▶ [WORK TO BE COMPLETED] Copy each line of the data below with the word "this".

▶ [DATA SUPPLIED]
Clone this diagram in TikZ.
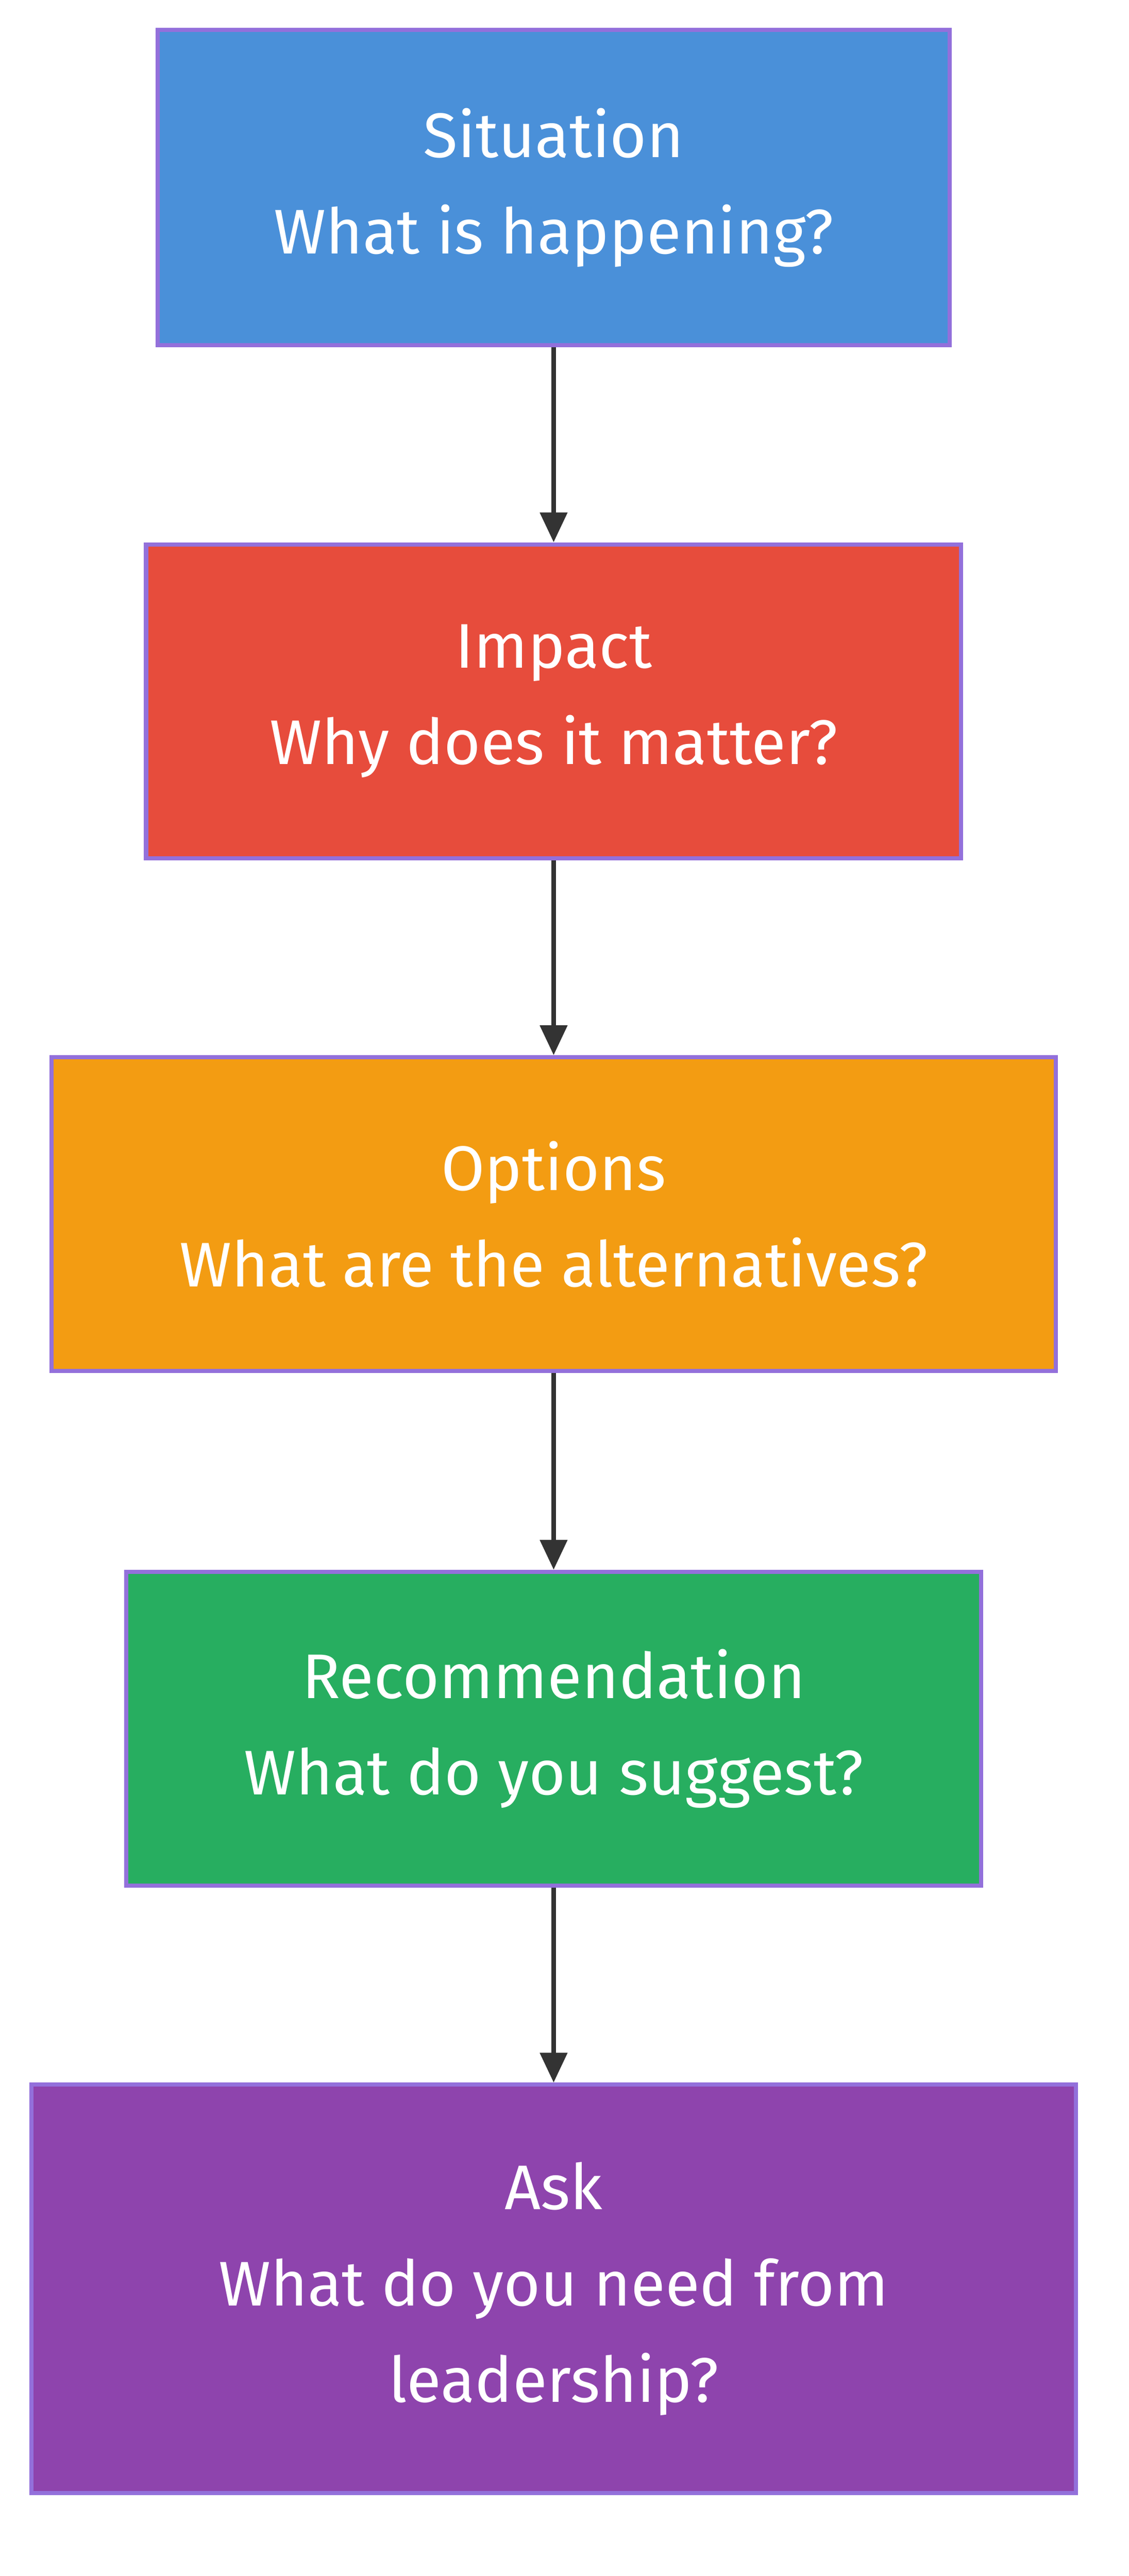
\documentclass[tikz,border=0pt]{standalone}
\usepackage{fontspec}
\setmainfont{Fira Sans}
\usetikzlibrary{arrows.meta}
\definecolor{c1}{HTML}{4A90D9}
\definecolor{c2}{HTML}{E74C3C}
\definecolor{c3}{HTML}{F39C12}
\definecolor{c4}{HTML}{27AE60}
\definecolor{c5}{HTML}{8E44AD}
\definecolor{bd}{HTML}{9370DB}
\definecolor{ar}{HTML}{333333}
\tikzset{
 box/.style={draw=bd,line width=2.5pt,text=white,align=center,inner sep=0pt,
   font=\fontsize{38}{58}\selectfont},
 conn/.style={draw=ar,line width=3pt,-{Triangle[length=18pt,width=16pt]}}
}
\begin{document}
\begin{tikzpicture}[x=1pt,y=-1pt]
\useasboundingbox (0,0) rectangle (680,1552);
\node[box,fill=c1,minimum width=477pt,minimum height=190pt] (s) at (333.5,113) {Situation\\What is happening?};
\node[box,fill=c2,minimum width=491pt,minimum height=189pt] (i) at (333.5,422.5) {Impact\\Why does it matter?};
\node[box,fill=c3,minimum width=605pt,minimum height=189pt] (o) at (333.5,731.5) {Options\\What are the alternatives?};
\node[box,fill=c4,minimum width=515pt,minimum height=189pt] (r) at (333.5,1041.5) {Recommendation\\What do you suggest?};
\node[box,fill=c5,minimum width=629pt,minimum height=246pt] (a) at (333.5,1379) {Ask\\What do you need from\\leadership?};
\draw[conn] (s) -- (i);
\draw[conn] (i) -- (o);
\draw[conn] (o) -- (r);
\draw[conn] (r) -- (a);
\end{tikzpicture}
\end{document}
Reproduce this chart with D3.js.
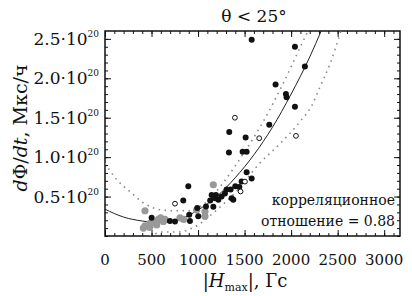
<!DOCTYPE html>
<html>
<head>
<meta charset="utf-8">
<script src="https://cdn.jsdelivr.net/npm/d3@7"></script>
<style>
  body { margin: 0; background: white; }
  svg text { fill: #111; }
  .frame { fill: none; stroke: #111; stroke-width: 1.5; }
  .tick line { stroke: #111; stroke-width: 1; }
  .domain { display: none; }
</style>
</head>
<body>
<div id="chart"></div>
<script>
// |H_max| in Gs, dPhi/dt in 1e20 Mx/h
var blackPts = [
  [1576,2.49],[2041,2.40],[2148,2.15],[1833,1.92],[1944,1.80],[1951,1.76],[2041,1.64],
  [1335,1.32],[1511,1.25],[1765,1.41],[1332,1.06],[1479,1.07],[1522,1.07],[1522,0.81],
  [1576,0.73],[1443,0.62],[1350,0.59],[1307,0.59],[1289,0.54],[1253,0.50],[1218,0.46],
  [1182,0.48],[1164,0.37],[1192,0.52],[1146,0.52],[1361,0.48],[1379,0.46],[1400,0.63],
  [1468,0.69],[895,0.63],[841,0.45],[991,0.355],[1085,0.375],[1002,0.25],[905,0.27],
  [913,0.19],[698,0.19],[752,0.185],[501,0.23],[1130,0.45]
];
var grayPts = [
  [430,0.32],[430,0.13],[483,0.16],[519,0.17],[555,0.14],[598,0.23],[627,0.185],
  [573,0.21],[644,0.21],[806,0.23],[845,0.21],[1074,0.25],[1074,0.31],[1164,0.65],
  [985,0.33],[412,0.10],[480,0.11]
];
var openPts = [[1396,1.50],[1657,1.24],[2052,1.27],[1504,0.69],[1457,0.565],[752,0.41]];

var fitCurve = [
  [0,0.34],[200,0.24],[400,0.19],[600,0.17],[800,0.21],[1000,0.33],[1200,0.50],
  [1400,0.74],[1600,1.03],[1800,1.38],[2000,1.80],[2200,2.27],[2330,2.62]
];
var upperBand = [
  [0,0.92],[130,0.71],[270,0.56],[400,0.43],[610,0.33],[750,0.32],[880,0.32],
  [1000,0.36],[1120,0.46],[1260,0.66],[1480,1.03],[1700,1.45],[1900,1.90],[2120,2.45],[2190,2.62]
];
var lowerBand = [
  [480,0.0],[620,0.05],[780,0.05],[970,0.12],[1200,0.33],[1400,0.55],[1660,0.92],
  [1880,1.17],[2095,1.45],[2225,1.66],[2310,1.89],[2420,2.19],[2540,2.62]
];

var xTicks = [0,500,1000,1500,2000,2500,3000];
var yTicks = [0.5,1.0,1.5,2.0,2.5];
var yTickLabels = ["0.5","1.0","1.5","2.0","2.5"];

var margin = {top: 31, right: 12, bottom: 60, left: 105};
var width = 295, height = 205;
var serif = "DejaVu Serif";

var svg = d3.select("#chart").append("svg")
  .attr("width", 412).attr("height", 296)
  .attr("font-family", serif);

var g = svg.append("g")
  .attr("transform", "translate(" + margin.left + "," + margin.top + ")");

var x = d3.scaleLinear().domain([0, 3170]).range([0, width]);
var y = d3.scaleLinear().domain([0, 2.6]).range([height, 0]);

svg.append("defs").append("clipPath").attr("id", "clip")
  .append("rect").attr("width", width).attr("height", height);

// ticks on all four sides, pointing in
var xMinor = d3.range(0, 3101, 100);
var yMinor = d3.range(0, 26).map(d => d / 10);

g.append("g").attr("transform", "translate(0," + height + ")")
  .call(d3.axisBottom(x).tickValues(xMinor).tickSize(-3).tickFormat(""));
g.append("g").attr("transform", "translate(0," + height + ")")
  .call(d3.axisBottom(x).tickValues(xTicks).tickSize(-6).tickFormat(""));
g.append("g")
  .call(d3.axisTop(x).tickValues(xMinor).tickSize(-3).tickFormat(""));
g.append("g")
  .call(d3.axisTop(x).tickValues(xTicks).tickSize(-6).tickFormat(""));
g.append("g")
  .call(d3.axisLeft(y).tickValues(yMinor).tickSize(-3).tickFormat(""));
g.append("g")
  .call(d3.axisLeft(y).tickValues(yTicks).tickSize(-6).tickFormat(""));
g.append("g").attr("transform", "translate(" + width + ",0)")
  .call(d3.axisRight(y).tickValues(yMinor).tickSize(-3).tickFormat(""));
g.append("g").attr("transform", "translate(" + width + ",0)")
  .call(d3.axisRight(y).tickValues(yTicks).tickSize(-6).tickFormat(""));

g.append("rect").attr("class", "frame")
  .attr("width", width).attr("height", height);

// tick labels
g.selectAll("text.xl").data(xTicks).enter().append("text")
  .attr("class", "xl")
  .attr("x", d => x(d)).attr("y", height + 29)
  .attr("text-anchor", "middle")
  .style("font-family", serif)
  .style("font-size", "15px")
  .text(d => d);

var yl = g.selectAll("text.yl").data(yTicks).enter().append("text")
  .attr("class", "yl")
  .attr("x", -6).attr("y", d => y(d) + 6)
  .attr("text-anchor", "end")
  .style("font-family", serif)
  .style("font-size", "17px");
yl.append("tspan").text((d, i) => yTickLabels[i] + "\u00b710");
yl.append("tspan").attr("dy", -8).style("font-size", "9px").text("20");

// curves
var line = d3.line().x(d => x(d[0])).y(d => y(d[1])).curve(d3.curveMonotoneX);
var curves = g.append("g").attr("clip-path", "url(#clip)");
curves.append("path").datum(upperBand).attr("d", line)
  .attr("fill", "none").attr("stroke", "#888").attr("stroke-width", 1.6)
  .attr("stroke-dasharray", "1.5,4.5");
curves.append("path").datum(lowerBand).attr("d", line)
  .attr("fill", "none").attr("stroke", "#888").attr("stroke-width", 1.6)
  .attr("stroke-dasharray", "1.5,4.5");
curves.append("path").datum(fitCurve).attr("d", line)
  .attr("fill", "none").attr("stroke", "#222").attr("stroke-width", 1);

// points
g.selectAll("circle.gray").data(grayPts).enter().append("circle")
  .attr("class", "gray")
  .attr("cx", d => x(d[0])).attr("cy", d => y(d[1])).attr("r", 3.6)
  .attr("fill", "#999");
g.selectAll("circle.black").data(blackPts).enter().append("circle")
  .attr("class", "black")
  .attr("cx", d => x(d[0])).attr("cy", d => y(d[1])).attr("r", 3)
  .attr("fill", "#111");
g.selectAll("circle.open").data(openPts).enter().append("circle")
  .attr("class", "open")
  .attr("cx", d => x(d[0])).attr("cy", d => y(d[1])).attr("r", 2.4)
  .attr("fill", "white").attr("stroke", "#111").attr("stroke-width", 1);

// annotation
g.append("text").attr("x", width - 5).attr("y", 174)
  .attr("text-anchor", "end").style("font-family", serif).style("font-size", "14px")
  .text("корреляционное");
g.append("text").attr("x", width - 5).attr("y", 195)
  .attr("text-anchor", "end").style("font-family", serif).style("font-size", "14px")
  .text("отношение = 0.88");

// title
svg.append("text").attr("x", 254).attr("y", 22)
  .attr("text-anchor", "middle").style("font-family", serif).style("font-size", "17px")
  .text("\u03b8 < 25\u00b0");

// x label
var xlab = svg.append("text").attr("x", 245).attr("y", 287)
  .attr("text-anchor", "middle").style("font-family", serif).style("font-size", "18px");
xlab.append("tspan").text("|");
xlab.append("tspan").style("font-style", "italic").text("H");
xlab.append("tspan").attr("dy", 4).style("font-size", "11px").text("max");
xlab.append("tspan").attr("dy", -4).text("|, Гс");

// y label
var ylab = svg.append("text")
  .attr("transform", "translate(27,128) rotate(-90)")
  .attr("text-anchor", "middle").style("font-family", serif).style("font-size", "19px");
ylab.append("tspan").style("font-style", "italic").text("d");
ylab.append("tspan").text("\u03a6/");
ylab.append("tspan").style("font-style", "italic").text("dt");
ylab.append("tspan").text(", Мкс/ч");
</script>
</body>
</html>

▶ [REPLY TO THE TASK]
Clone this diagram in TikZ.
Reproduce this chart with D3.js.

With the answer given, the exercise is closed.